Matt Damon is in an ad right now in which he argues “Fortune favors the brave.”
Easy for an Oscar-winning and tremendously wealthy actor to say. And there is no guarantee there. You don’t get rich just by trying.
But if you do as Homer Simpson argues and never try, you know how that ends.
The first year Diana and I were married we approached Christmas in a little bit of a jam. We were short about $100 to buy we wanted for gifts. So I got brave. I had a clear intention of proving my abilities as a writer could get us the money we needed.
I wrote a story, kind of like I do here. This was a true story, an inspiring moment from my childhood. It was based on a moment I remember walking out to the living room and being blown away by the vision of abundance looking at the tree, especially compared to the night before. It was a one-page story I guessed I could sell for $1 each by going door-to-door in our Salt Lake City neighborhood. I printed 100 copies and went on my way.
Before knocking on that first door my fear was almost immobilizing. To get past it I relied on something I’d heard a trainer say years before. “What I want is too important to let my fear get in the way.” So I set my oxygen-depleting fear aside, chose to ignore it.
As I knocked on doors, people were nice even when they turned me down. I worked for probably three hours and sold a dozen copies. Eventually I was stopped by a police officer. He said a neighbor had called and was suspicious. He was nice enough, but said I’d probably need a business license to do what I was doing. I kept my $12, the 88 other copies and walked home.
I set an intention of making $100 and fell short by a lot. You could say I failed.
Diana and I resolved our gift-giving by exploring the wonderful world of shopping on credit. It was a great Christmas and we even bought ourselves a new television.

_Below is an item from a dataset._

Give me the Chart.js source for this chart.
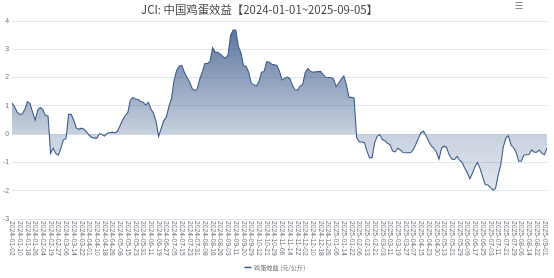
<!DOCTYPE html>
<html><head><meta charset="utf-8">
<script src="https://cdn.jsdelivr.net/npm/chart.js@4/dist/chart.umd.min.js"></script>
<style>html,body{margin:0;padding:0;background:#fff}#wrap{width:554px;height:278px}</style>
</head><body><div id="wrap"><canvas id="c" width="554" height="278"></canvas></div>
<script>
const chartTitle = 'JCI: 中国鸡蛋效益【2024-01-01~2025-09-05】';
const seriesName = '鸡蛋效益 (元/公斤)';
// tick labels (every 6th trading day)
const tickLabels = [
 '2024-01-02','2024-01-10','2024-01-18','2024-01-26','2024-02-04','2024-02-19','2024-02-27','2024-03-06','2024-03-14','2024-03-22',
 '2024-04-01','2024-04-10','2024-04-18','2024-04-26','2024-05-08','2024-05-15','2024-05-23','2024-05-31','2024-06-11','2024-06-19',
 '2024-06-27','2024-07-05','2024-07-15','2024-07-23','2024-07-31','2024-08-08','2024-08-16','2024-08-26','2024-09-03','2024-09-11',
 '2024-09-20','2024-09-29','2024-10-12','2024-10-21','2024-10-29','2024-11-06','2024-11-14','2024-11-22','2024-12-02','2024-12-10',
 '2024-12-18','2024-12-26','2025-01-06','2025-01-14','2025-01-22','2025-02-06','2025-02-13','2025-02-21','2025-03-03','2025-03-11',
 '2025-03-19','2025-03-27','2025-04-07','2025-04-15','2025-04-23','2025-04-30','2025-05-13','2025-05-21','2025-05-29','2025-06-09',
 '2025-06-17','2025-06-25','2025-07-03','2025-07-11','2025-07-21','2025-07-29','2025-08-06','2025-08-14','2025-08-22','2025-09-01'
];
const samplesPerTick = 3; // one value every 2 trading days
// 鸡蛋效益 values (元/公斤)
const effValues = [
 1.10,0.97,0.78,0.70,0.71,0.88,1.15,1.08,0.78,0.49,
 0.85,0.94,0.87,0.66,0.64,-0.68,-0.50,-0.68,-0.74,-0.50,
 -0.20,-0.16,0.70,0.70,0.50,0.22,0.17,0.21,0.17,0.08,
 -0.04,-0.12,-0.14,-0.14,0.02,-0.01,-0.07,0.03,0.05,0.07,
 0.04,0.10,0.30,0.50,0.66,0.75,1.20,1.30,1.24,1.23,
 1.15,1.13,1.03,1.13,0.90,0.74,0.45,-0.08,0.20,0.48,
 0.60,0.98,1.25,1.90,2.25,2.40,2.43,2.20,2.01,1.85,
 1.62,1.54,1.59,1.95,2.20,2.50,2.50,2.58,3.05,2.90,
 2.89,2.83,2.75,2.68,2.80,3.50,3.68,3.68,3.10,2.88,
 2.42,2.40,2.20,1.80,1.75,1.70,1.85,2.19,2.21,2.56,
 2.55,2.47,2.45,2.43,2.22,1.92,1.98,2.02,1.97,1.74,
 1.56,1.56,1.70,1.76,2.18,2.32,2.22,2.19,2.20,2.21,
 2.22,2.10,2.01,2.00,2.00,1.95,1.68,1.80,1.95,2.06,
 1.75,1.30,1.30,1.28,-0.12,-0.28,-0.28,-0.30,-0.60,-0.83,
 -0.83,-0.30,-0.08,-0.02,-0.19,-0.24,-0.32,-0.38,-0.60,-0.63,
 -0.50,-0.56,-0.65,-0.66,-0.66,-0.66,-0.55,-0.36,-0.15,0.05,
 0.11,-0.07,-0.25,-0.42,-0.50,-0.64,-0.88,-0.50,-0.42,-0.48,
 -0.74,-0.88,-0.90,-0.79,-0.92,-1.00,-1.20,-1.36,-1.58,-1.38,
 -1.15,-1.00,-1.22,-1.52,-1.78,-1.80,-1.88,-1.98,-1.92,-1.45,
 -1.10,-0.46,-0.14,-0.06,-0.38,-0.48,-0.64,-0.96,-0.96,-0.74,
 -0.73,-0.72,-0.56,-0.64,-0.64,-0.56,-0.68,-0.73,-0.50
];
const yMin = -3, yMax = 4, yStep = 1;

const categories = effValues.map((_, k) => k % samplesPerTick === 0 ? (tickLabels[k / samplesPerTick] || '') : '');

const LINE = '#3d5d8e';
const AXIS_TXT = '#6e7079';

function areaFill(context) {
  const chart = context.chart;
  const area = chart.chartArea;
  if (!area) return 'rgba(61,93,142,0.3)';
  const c = chart.ctx;
  const y = chart.scales.y;
  const g = c.createLinearGradient(0, area.top, 0, area.bottom);
  const zeroStop = Math.min(1, Math.max(0, (y.getPixelForValue(0) - area.top) / (area.bottom - area.top)));
  g.addColorStop(0, 'rgba(52,84,134,0.84)');
  g.addColorStop(zeroStop, 'rgba(52,84,134,0.27)');
  g.addColorStop(1, 'rgba(52,84,134,0.08)');
  return g;
}

const decor = {
  id: 'decor',
  afterDraw(chart) {
    const c = chart.ctx;
    const xs = chart.scales.x;
    const area = chart.chartArea;
    c.save();
    // x tick labels, rotated to read top-to-bottom
    c.fillStyle = AXIS_TXT;
    c.font = '6.8px "Liberation Sans", Arial, sans-serif';
    c.textAlign = 'left';
    c.textBaseline = 'middle';
    tickLabels.forEach((lab, j) => {
      const x = xs.getPixelForValue(j * samplesPerTick);
      c.save();
      c.translate(x, area.bottom + 2);
      c.rotate(Math.PI / 2);
      c.fillText(lab, 0, 0);
      c.restore();
    });
    // title
    c.fillStyle = '#464646';
    c.font = '11.4px "Noto Sans CJK SC", sans-serif';
    c.textAlign = 'center';
    c.textBaseline = 'middle';
    c.fillText(chartTitle, 259.5, 10);
    // menu icon
    c.strokeStyle = '#8a8a8a';
    c.lineWidth = 1;
    [2.5, 5.5, 8.5].forEach(yy => { c.beginPath(); c.moveTo(515.5, yy); c.lineTo(522.5, yy); c.stroke(); });
    // legend
    const ds = chart.data.datasets[0];
    c.strokeStyle = ds.borderColor;
    c.lineWidth = 1.5;
    c.beginPath(); c.moveTo(244.5, 267.5); c.lineTo(251.5, 267.5); c.stroke();
    c.fillStyle = '#666';
    c.font = '6.2px "Noto Sans CJK SC", sans-serif';
    c.textAlign = 'left';
    c.textBaseline = 'middle';
    c.fillText(ds.label, 254, 267.5);
    c.restore();
  }
};

new Chart(document.getElementById('c').getContext('2d'), {
  type: 'line',
  data: {
    labels: categories,
    datasets: [{
      label: seriesName,
      data: effValues,
      borderColor: LINE,
      borderWidth: 1.1,
      pointRadius: 0,
      tension: 0,
      fill: 'origin',
      backgroundColor: areaFill
    }]
  },
  options: {
    responsive: false,
    animation: false,
    devicePixelRatio: 1,
    layout: { padding: { top: 21, right: 7, bottom: 0, left: 0 } },
    plugins: { legend: { display: false }, tooltip: { enabled: false }, title: { display: false } },
    scales: {
      x: {
        type: 'category',
        grid: { display: false },
        border: { display: false },
        ticks: { display: false, autoSkip: false },
        afterFit(s) { s.height = 59; }
      },
      y: {
        min: yMin, max: yMax,
        ticks: { stepSize: yStep, color: AXIS_TXT, padding: 3, font: { size: 6.8, family: '"Liberation Sans", Arial, sans-serif' } },
        grid: { color: '#e0e6f1', drawTicks: false, lineWidth: 1 },
        border: { display: false },
        afterFit(s) { s.width = 12; }
      }
    }
  },
  plugins: [decor]
});
</script>
</body></html>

Whether my three hours selling a story was a failure depends on what you’re measuring. I didn’t get the $100. Well, I did get it, by borrowing it. I paid it back so I guess I did get the money doing something else.
More important to me, though, is something scared me and I did it anyway. I admire my 1996 moxie.
This message is as much for me as it is for anyone reading it. I accomplished some of what I wanted to in 2021. But I have a list of things I wanted to do this year and more than a couple are as far from accomplishing as they were a year ago. Some of that came from serious reexamination of what I really wanted, which is fine. But I also recognize that in some cases I failed, primarily because I didn’t try. I would have loved to have failed because I did it wrong.
I plan to be wrong a lot in 2022.
Good story!
Oh, so do i! Let's all go on being gloriously wrong.